How do you see some of these legacies connected to the political situation in Ethiopia today?
I think the most enduring legacy of the student movement is the question of nationalities. After protracted debates, in 1971, the student movement almost completely rallied behind this principle of self-determination up to and including secession. And this was taken straight from the books of Stalin. Over time, this was adopted by all leftist parties.
However, subsequently EPRP and the All-Ethiopia Socialist Movement (MEISON) began to distance themselves from this principle because it was perceived as opening the gate for narrow nationalism. The split actually started in North America when some members of ESUNA — the Eritrean members in particular — felt that it was not sufficiently accommodating the Eritrean question, so they opted to establish their own organization. Shortly after, ESUNA came out with a piece that basically negated their previous stance about the question of nationalities.

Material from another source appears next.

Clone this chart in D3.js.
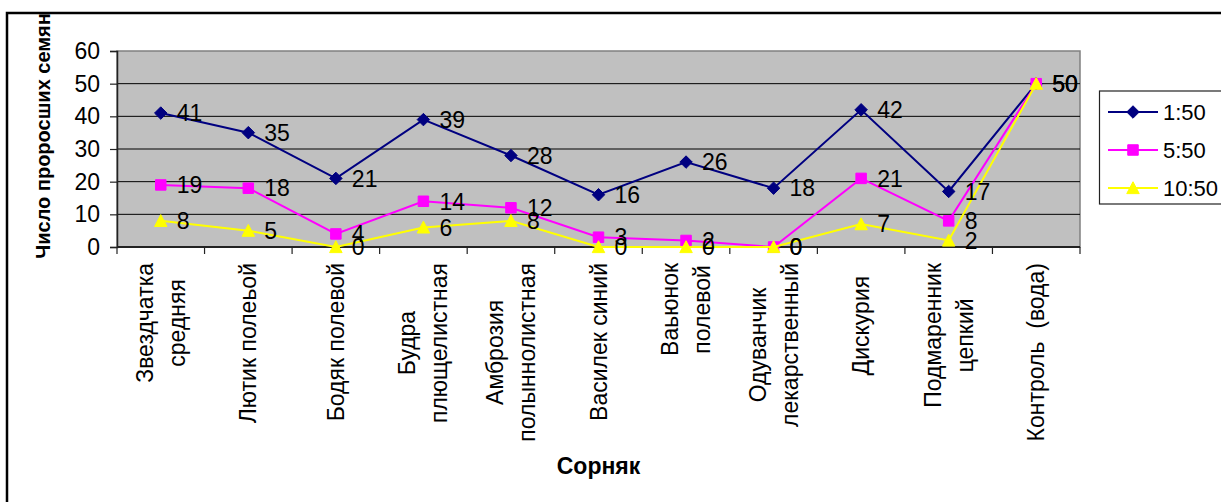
<!DOCTYPE html>
<html>
<head>
<meta charset="utf-8">
<script src="https://cdn.jsdelivr.net/npm/d3@7"></script>
<style>
  html, body { margin: 0; padding: 0; background: #fff; overflow: hidden; }
  svg { display: block; }
  text { font-family: "Liberation Sans", Arial, sans-serif; fill: #000; }
</style>
</head>
<body>
<svg id="chart" width="1221" height="502"></svg>
<script>
// ---- data ----
const categories = [
  "Звездчатка\nсредняя",
  "Лютик полеьой",
  "Бодяк полевой",
  "Будра\nплющелистная",
  "Амброзия\nполыннолистная",
  "Василек синий",
  "Ваьюнок\nполевой",
  "Одуванчик\nлекарственный",
  "Дискурия  ",
  "Подмаренник\nцепкий",
  "Контроль  (вода)"
];
const seriesNames = ["1:50", "5:50", "10:50"];
const values150 = [41, 35, 21, 39, 28, 16, 26, 18, 42, 17, 50];
const values550 = [19, 18, 4, 14, 12, 3, 2, 0, 21, 8, 50];
const values1050 = [8, 5, 0, 6, 8, 0, 0, 0, 7, 2, 50];
const yTicks = [0, 10, 20, 30, 40, 50, 60];
const yTitle = "Число проросших семян";
const xTitle = "Сорняк";

// ---- styles ----
const colors = ["#000080", "#FF00FF", "#FFFF00"];
const FS = 23;

const svg = d3.select("#chart");
const plot = { left: 117, right: 1080, top: 51, bottom: 247 };

const x = d3.scaleBand().domain(categories).range([plot.left, plot.right]).padding(0);
const cx = c => x(c) + x.bandwidth() / 2;
const y = d3.scaleLinear().domain([0, 60]).range([plot.bottom, plot.top]);

// outer chart border (cropped on right and bottom)
svg.append("rect").attr("x", 7).attr("y", 13).attr("width", 1400).attr("height", 700)
  .attr("fill", "#fff").attr("stroke", "#000").attr("stroke-width", 2.5);

// plot area
svg.append("rect")
  .attr("x", plot.left).attr("y", plot.top)
  .attr("width", plot.right - plot.left).attr("height", plot.bottom - plot.top)
  .attr("fill", "#C0C0C0").attr("stroke", "#808080").attr("stroke-width", 1.5);

// gridlines
svg.append("g").selectAll("line").data(yTicks.filter(t => t > 0 && t < 60)).join("line")
  .attr("x1", plot.left).attr("x2", plot.right)
  .attr("y1", d => y(d)).attr("y2", d => y(d))
  .attr("stroke", "#000").attr("stroke-width", 1);

// y axis
const yAxis = svg.append("g").attr("transform", `translate(${plot.left},0)`)
  .call(d3.axisLeft(y).tickValues(yTicks).tickSize(7).tickPadding(10).tickFormat(d3.format("d")));
yAxis.select(".domain").attr("stroke", "#222").attr("stroke-width", 1.5);
yAxis.selectAll(".tick line").attr("stroke", "#222").attr("stroke-width", 1.2);
yAxis.selectAll(".tick text").attr("font-size", FS).attr("font-family", "Liberation Sans, Arial, sans-serif").attr("fill", "#000");

// x axis (ticks at category boundaries)
svg.append("line").attr("x1", plot.left).attr("x2", plot.right)
  .attr("y1", plot.bottom).attr("y2", plot.bottom).attr("stroke", "#222").attr("stroke-width", 2);
const boundaries = categories.map(c => x(c)).concat([x(categories[categories.length - 1]) + x.bandwidth()]);
svg.append("g").selectAll("line").data(boundaries).join("line")
  .attr("x1", d => d).attr("x2", d => d)
  .attr("y1", plot.bottom).attr("y2", plot.bottom + 7)
  .attr("stroke", "#222").attr("stroke-width", 1.2);

// category labels (rotated)
const labTop = 263;
const lineGap = 32;
categories.forEach(c => {
  const lines = c.split("\n");
  const g = svg.append("g");
  const texts = lines.map((ln, i) => g.append("text")
    .attr("font-size", FS)
    .style("white-space", "pre")
    .attr("text-anchor", "middle")
    .text(ln));
  const maxLen = d3.max(texts, t => t.node().getComputedTextLength());
  const n = lines.length;
  texts.forEach((t, i) => {
    const off = (i - (n - 1) / 2) * lineGap;
    t.attr("transform", `translate(${cx(c) + off},${labTop + maxLen / 2}) rotate(-90)`)
      .attr("dy", "0.35em");
  });
});

// axis titles
svg.append("text")
  .attr("transform", `translate(50,136) rotate(-90)`)
  .attr("text-anchor", "middle").attr("font-size", 20).attr("font-weight", "bold")
  .text(yTitle);
svg.append("text")
  .attr("x", (plot.left + plot.right) / 2).attr("y", 474)
  .attr("text-anchor", "middle").attr("font-size", FS).attr("font-weight", "bold")
  .text(xTitle);

// series
const series = [values150, values550, values1050];
const diamond = { draw(ctx, size) { const r = Math.sqrt(size) / 2; ctx.moveTo(0, -r); ctx.lineTo(r, 0); ctx.lineTo(0, r); ctx.lineTo(-r, 0); ctx.closePath(); } };
const triangle = { draw(ctx, size) { const r = Math.sqrt(size) / 2; ctx.moveTo(0, -r); ctx.lineTo(r, r * 0.9); ctx.lineTo(-r, r * 0.9); ctx.closePath(); } };
const markerTypes = [
  d3.symbol().type(diamond).size(156),
  d3.symbol().type(d3.symbolSquare).size(110),
  d3.symbol().type(triangle).size(156)
];
const line = d3.line().x((d, i) => cx(categories[i])).y(d => y(d));

series.forEach((vals, si) => {
  svg.append("path").datum(vals).attr("d", line)
    .attr("fill", "none").attr("stroke", colors[si]).attr("stroke-width", 2);
  svg.append("g").selectAll("path").data(vals).join("path")
    .attr("d", markerTypes[si])
    .attr("transform", (d, i) => `translate(${cx(categories[i])},${y(d)})`)
    .attr("fill", colors[si]).attr("stroke", colors[si]).attr("stroke-width", 1);
});

// data labels
series.forEach((vals, si) => {
  svg.append("g").selectAll("text").data(vals).join("text")
    .attr("x", (d, i) => cx(categories[i]) + 16)
    .attr("y", d => y(d))
    .attr("dy", "0.36em")
    .attr("font-size", FS)
    .text(d => d);
});

// legend
const lg = svg.append("g");
lg.append("rect").attr("x", 1099.5).attr("y", 91).attr("width", 140).attr("height", 113)
  .attr("fill", "#fff").attr("stroke", "#222").attr("stroke-width", 1.2);
const legendY = [112, 150, 188];
seriesNames.forEach((name, si) => {
  lg.append("line").attr("x1", 1108).attr("x2", 1158).attr("y1", legendY[si]).attr("y2", legendY[si])
    .attr("stroke", colors[si]).attr("stroke-width", 2);
  lg.append("path").attr("d", markerTypes[si]).attr("transform", `translate(1133,${legendY[si]})`)
    .attr("fill", colors[si]).attr("stroke", colors[si]);
  lg.append("text").attr("x", 1163).attr("y", legendY[si]).attr("dy", "0.36em")
    .attr("font-size", 22).text(name);
});
</script>
</body>
</html>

The one organization that stuck with this principle up until the very end was the Tigray People’s Liberation Front (TPLF). It saw the national question as an effective tool for mobilizing the Tigrayan population behind it. When they finally seized state power as the Ethiopian People’s Revolutionary Democratic Front (EPRDF) in 1991, they incorporated this question of nationalities into the 1991 charter and then the constitution of 1994. That is how we came to have an ethnic federal system.
It’s hard to say what we are going through now. The current prime minister, Abiy Ahmed, appeared to represent a counter-discourse to the question of nationalities. He seemed to aspire to relieve the country of this burden that has really shackled Ethiopia for so many years and has had disastrous consequences. While the ruling party in Ethiopia, EPRDF, has in theory recognized the equality of nationalities, in fact it was controlling everything from the center. So self-determination was not really exercised.

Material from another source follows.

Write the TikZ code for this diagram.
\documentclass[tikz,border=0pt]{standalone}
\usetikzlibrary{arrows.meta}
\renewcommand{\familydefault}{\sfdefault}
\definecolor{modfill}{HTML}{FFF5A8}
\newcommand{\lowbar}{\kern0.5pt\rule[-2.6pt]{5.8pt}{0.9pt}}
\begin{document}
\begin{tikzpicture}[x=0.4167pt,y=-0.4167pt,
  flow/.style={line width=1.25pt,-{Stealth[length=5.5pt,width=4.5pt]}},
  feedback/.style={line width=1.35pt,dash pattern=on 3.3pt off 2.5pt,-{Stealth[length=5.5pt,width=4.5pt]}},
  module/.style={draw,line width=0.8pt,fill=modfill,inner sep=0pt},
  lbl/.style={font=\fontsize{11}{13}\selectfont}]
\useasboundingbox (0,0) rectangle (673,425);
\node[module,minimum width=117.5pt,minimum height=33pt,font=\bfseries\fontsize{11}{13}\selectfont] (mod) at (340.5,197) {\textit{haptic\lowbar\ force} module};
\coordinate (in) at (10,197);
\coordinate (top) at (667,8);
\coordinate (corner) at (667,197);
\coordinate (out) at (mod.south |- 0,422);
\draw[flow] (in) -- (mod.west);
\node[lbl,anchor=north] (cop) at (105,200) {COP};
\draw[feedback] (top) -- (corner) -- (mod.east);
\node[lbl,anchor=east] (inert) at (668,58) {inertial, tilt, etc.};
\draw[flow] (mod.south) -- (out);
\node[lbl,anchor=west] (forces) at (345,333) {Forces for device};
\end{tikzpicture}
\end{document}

Now we are seeing everything sort of running amok. Everyone wants to be the master of their land. And ethnicity and nationality have become more important than the country. So hopefully we are going through the last motions of this exercise. Or worse may be yet to come.
What is student activism like today?
Students are so fragmented along ethnic lines they cannot even mobilize for a common cause. The last serious student activism was in 2003, and it resulted in the flight of some of the activists. Nowadays, everyone is in their own ethnic shell. This is completely different from the situation in the 1960s. Right now, it’s difficult to have a pan-Ethiopian organization.
In terms of the decline of militancy as well, I think there were two major turning points. After the Red Terror, there was complete passivity. And then, on the eve of the 2005 elections, there was euphoria, and soon after a mass clampdown. This was a major setback.
The major problem right now is that there is so much fragmentation along ethnic lines. And this makes it exceedingly difficult to organize students for a common cause.